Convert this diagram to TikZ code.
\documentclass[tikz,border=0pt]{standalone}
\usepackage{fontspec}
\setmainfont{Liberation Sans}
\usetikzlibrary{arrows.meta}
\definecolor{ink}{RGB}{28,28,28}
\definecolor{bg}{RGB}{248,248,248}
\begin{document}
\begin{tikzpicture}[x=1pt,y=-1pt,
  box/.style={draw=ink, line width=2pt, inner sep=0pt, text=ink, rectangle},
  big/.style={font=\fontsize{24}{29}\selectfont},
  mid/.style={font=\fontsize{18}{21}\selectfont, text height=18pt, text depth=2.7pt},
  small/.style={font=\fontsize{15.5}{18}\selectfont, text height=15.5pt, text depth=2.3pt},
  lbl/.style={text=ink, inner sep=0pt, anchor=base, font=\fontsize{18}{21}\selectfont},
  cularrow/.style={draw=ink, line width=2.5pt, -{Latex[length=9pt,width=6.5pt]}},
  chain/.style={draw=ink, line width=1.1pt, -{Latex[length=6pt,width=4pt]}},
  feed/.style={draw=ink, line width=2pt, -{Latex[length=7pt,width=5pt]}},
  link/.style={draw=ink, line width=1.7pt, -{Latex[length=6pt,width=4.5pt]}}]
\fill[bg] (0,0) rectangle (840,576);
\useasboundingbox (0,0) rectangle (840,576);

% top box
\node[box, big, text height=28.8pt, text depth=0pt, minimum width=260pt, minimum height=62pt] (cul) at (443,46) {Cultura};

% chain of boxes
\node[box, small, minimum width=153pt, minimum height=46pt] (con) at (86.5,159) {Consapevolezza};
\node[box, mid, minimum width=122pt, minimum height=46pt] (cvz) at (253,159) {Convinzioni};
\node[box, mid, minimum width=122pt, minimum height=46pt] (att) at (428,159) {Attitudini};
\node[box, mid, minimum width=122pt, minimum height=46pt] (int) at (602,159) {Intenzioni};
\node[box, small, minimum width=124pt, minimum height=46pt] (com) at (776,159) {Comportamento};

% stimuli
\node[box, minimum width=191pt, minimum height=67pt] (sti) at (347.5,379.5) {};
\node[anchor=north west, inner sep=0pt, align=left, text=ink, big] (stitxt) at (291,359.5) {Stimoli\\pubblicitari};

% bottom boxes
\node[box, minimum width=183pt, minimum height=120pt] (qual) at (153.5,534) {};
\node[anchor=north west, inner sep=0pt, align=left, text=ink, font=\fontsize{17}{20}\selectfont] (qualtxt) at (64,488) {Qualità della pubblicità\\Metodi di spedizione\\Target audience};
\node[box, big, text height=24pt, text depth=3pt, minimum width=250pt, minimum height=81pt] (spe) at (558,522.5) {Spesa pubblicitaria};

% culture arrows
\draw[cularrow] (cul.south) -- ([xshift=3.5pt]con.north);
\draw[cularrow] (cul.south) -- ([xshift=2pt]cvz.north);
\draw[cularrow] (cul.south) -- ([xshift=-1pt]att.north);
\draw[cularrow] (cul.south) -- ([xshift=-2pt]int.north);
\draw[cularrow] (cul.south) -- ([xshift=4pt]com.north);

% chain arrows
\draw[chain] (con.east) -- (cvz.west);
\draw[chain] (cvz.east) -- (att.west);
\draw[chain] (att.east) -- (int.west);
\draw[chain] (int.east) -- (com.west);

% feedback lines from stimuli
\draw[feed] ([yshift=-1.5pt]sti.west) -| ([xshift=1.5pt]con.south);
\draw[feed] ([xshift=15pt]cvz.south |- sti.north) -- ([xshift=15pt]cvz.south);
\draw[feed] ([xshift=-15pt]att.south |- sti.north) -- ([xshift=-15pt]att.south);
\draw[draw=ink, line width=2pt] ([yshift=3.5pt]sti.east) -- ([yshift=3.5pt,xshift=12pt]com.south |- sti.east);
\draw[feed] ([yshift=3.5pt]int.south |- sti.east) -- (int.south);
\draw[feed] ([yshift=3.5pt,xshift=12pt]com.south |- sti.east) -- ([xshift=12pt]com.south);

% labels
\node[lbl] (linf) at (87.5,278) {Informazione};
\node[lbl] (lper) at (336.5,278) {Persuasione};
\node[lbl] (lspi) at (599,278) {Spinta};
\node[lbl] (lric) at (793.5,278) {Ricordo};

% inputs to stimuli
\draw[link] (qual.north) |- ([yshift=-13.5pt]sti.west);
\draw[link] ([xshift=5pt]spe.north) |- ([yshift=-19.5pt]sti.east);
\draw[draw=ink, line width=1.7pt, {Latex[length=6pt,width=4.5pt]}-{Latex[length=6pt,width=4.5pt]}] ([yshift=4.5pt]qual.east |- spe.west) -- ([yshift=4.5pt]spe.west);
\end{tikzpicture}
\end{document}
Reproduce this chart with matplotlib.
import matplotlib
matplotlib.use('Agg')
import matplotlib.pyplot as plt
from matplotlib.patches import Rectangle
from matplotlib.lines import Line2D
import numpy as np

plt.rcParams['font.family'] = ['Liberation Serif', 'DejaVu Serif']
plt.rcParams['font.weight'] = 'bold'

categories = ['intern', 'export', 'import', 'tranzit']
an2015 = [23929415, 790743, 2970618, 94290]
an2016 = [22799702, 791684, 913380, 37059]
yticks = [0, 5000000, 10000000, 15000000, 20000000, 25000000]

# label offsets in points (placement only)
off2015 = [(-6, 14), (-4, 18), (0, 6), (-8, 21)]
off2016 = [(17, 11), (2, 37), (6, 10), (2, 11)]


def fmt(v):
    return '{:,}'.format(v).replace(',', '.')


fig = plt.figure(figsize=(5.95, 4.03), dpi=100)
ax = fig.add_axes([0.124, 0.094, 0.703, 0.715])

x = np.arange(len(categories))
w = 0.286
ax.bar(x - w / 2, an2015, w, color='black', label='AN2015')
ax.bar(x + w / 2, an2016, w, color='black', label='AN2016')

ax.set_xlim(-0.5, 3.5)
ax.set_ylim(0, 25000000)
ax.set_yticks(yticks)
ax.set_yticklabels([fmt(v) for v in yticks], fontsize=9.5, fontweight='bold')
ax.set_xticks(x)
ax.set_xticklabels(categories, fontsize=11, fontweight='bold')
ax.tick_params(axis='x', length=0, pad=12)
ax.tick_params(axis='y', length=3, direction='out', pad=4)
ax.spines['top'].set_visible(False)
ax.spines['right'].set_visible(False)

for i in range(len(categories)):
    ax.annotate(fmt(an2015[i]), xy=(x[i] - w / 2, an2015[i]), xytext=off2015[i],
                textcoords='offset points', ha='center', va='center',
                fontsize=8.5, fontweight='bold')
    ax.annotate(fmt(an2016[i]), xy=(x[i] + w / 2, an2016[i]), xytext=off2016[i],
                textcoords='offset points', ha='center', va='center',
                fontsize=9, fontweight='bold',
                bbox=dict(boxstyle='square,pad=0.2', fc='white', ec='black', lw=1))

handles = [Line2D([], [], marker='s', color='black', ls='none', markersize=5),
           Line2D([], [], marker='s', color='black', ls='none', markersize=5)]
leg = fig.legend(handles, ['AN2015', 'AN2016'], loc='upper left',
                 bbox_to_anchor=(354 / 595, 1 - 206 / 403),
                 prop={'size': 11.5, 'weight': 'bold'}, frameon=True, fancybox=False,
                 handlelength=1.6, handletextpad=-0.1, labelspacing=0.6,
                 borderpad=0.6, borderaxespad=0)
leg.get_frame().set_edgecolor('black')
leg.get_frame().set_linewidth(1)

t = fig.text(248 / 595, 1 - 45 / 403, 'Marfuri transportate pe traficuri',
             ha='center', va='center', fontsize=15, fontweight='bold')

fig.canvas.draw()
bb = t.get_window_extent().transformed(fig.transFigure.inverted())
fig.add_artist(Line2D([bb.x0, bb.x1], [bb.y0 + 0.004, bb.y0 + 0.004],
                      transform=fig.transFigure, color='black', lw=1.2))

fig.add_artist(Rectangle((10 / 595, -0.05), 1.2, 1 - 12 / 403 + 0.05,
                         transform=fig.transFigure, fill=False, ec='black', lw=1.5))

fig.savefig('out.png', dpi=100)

────────────────────────────────────────

— What to do —
Set down the lines above as they stand, starting with the first line and ending with the line that contains "text height=28.8pt, text".

— Correct result —
Convert this diagram to TikZ code.
\documentclass[tikz,border=0pt]{standalone}
\usepackage{fontspec}
\setmainfont{Liberation Sans}
\usetikzlibrary{arrows.meta}
\definecolor{ink}{RGB}{28,28,28}
\definecolor{bg}{RGB}{248,248,248}
\begin{document}
\begin{tikzpicture}[x=1pt,y=-1pt,
  box/.style={draw=ink, line width=2pt, inner sep=0pt, text=ink, rectangle},
  big/.style={font=\fontsize{24}{29}\selectfont},
  mid/.style={font=\fontsize{18}{21}\selectfont, text height=18pt, text depth=2.7pt},
  small/.style={font=\fontsize{15.5}{18}\selectfont, text height=15.5pt, text depth=2.3pt},
  lbl/.style={text=ink, inner sep=0pt, anchor=base, font=\fontsize{18}{21}\selectfont},
  cularrow/.style={draw=ink, line width=2.5pt, -{Latex[length=9pt,width=6.5pt]}},
  chain/.style={draw=ink, line width=1.1pt, -{Latex[length=6pt,width=4pt]}},
  feed/.style={draw=ink, line width=2pt, -{Latex[length=7pt,width=5pt]}},
  link/.style={draw=ink, line width=1.7pt, -{Latex[length=6pt,width=4.5pt]}}]
\fill[bg] (0,0) rectangle (840,576);
\useasboundingbox (0,0) rectangle (840,576);

% top box
\node[box, big, text height=28.8pt, text depth=0pt, minimum width=260pt, minimum height=62pt] (cul) at (443,46) {Cultura};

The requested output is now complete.